For my own amusement
For my own amusement I’m listing the Chuck Norris facts you find everywhere…
- Chuck Norris is so fast, he can run around the world and punch himself in the back of the head.
- Chuck Norris doesn’t wear a watch, HE decides what time it is.
- Chuck Norris does not hunt because the word hunting infers the probability of failure. Chuck Norris goes killing.
- There are no disabled people. Only people who have met Chuck Norris.
- Chuck Norris is 1/8th Cherokee. This has nothing to do with ancestry, the man ate an Indian.
- If you can see Chuck Norris, he can see you. If you can’t see Chuck Norris you may be only seconds away from death.
- Chuck Norris does not sleep. He waits.
- When the Boogeyman goes to sleep every night he checks his closet for Chuck Norris.
- Chuck Norris built a time machine and went back in time to stop the JFK assassination. As Oswald shot, Chuck Norris met all three bullets with his beard, deflecting them. JFK’s head exploded out of sheer amazement.
- Chuck Norris does not get frostbite. Chuck Norris bites frost
- Chuck Norris has never blinked in his entire life. Never.

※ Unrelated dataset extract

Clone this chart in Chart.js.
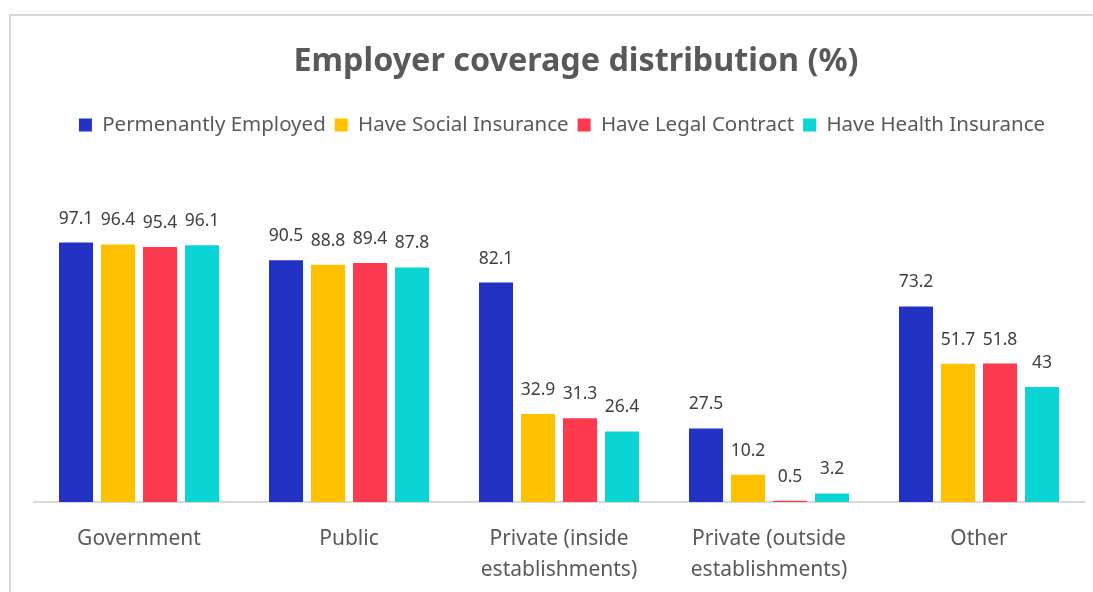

- Remember the Soviet Union? They decided to quit after watching a DeltaForce marathon on Satellite TV.
- Chuck Norris has already been to Mars; that’s why there are no signs of life there.
- They once made a Chuck Norris toilet paper, but it wouldn’t take shit from anybody.
- A blind man once stepped on Chuck Norris’ shoe. Chuck replied, “Don’t you know who I am? I’m Chuck Norris!” The mere mention of his name cured this man blindness. Sadly the first, last, and only thing this man ever saw, was a fatal roundhouse delivered by Chuck Norris.
- Chuck Norris is suing Myspace for taking the name of what he calls everything around you.
- Outer space exists because it’s afraid to be on the same planet with Chuck Norris.
- Chuck Norris can slam a revolving door.
- There is no chin behind Chuck Norris’ beard. There is only another fist.
- In fine print on the last page of the Guinness Book of World Records it notes that all world records are held by Chuck Norris, and those listed in the book are simply the closest anyone else has ever gotten.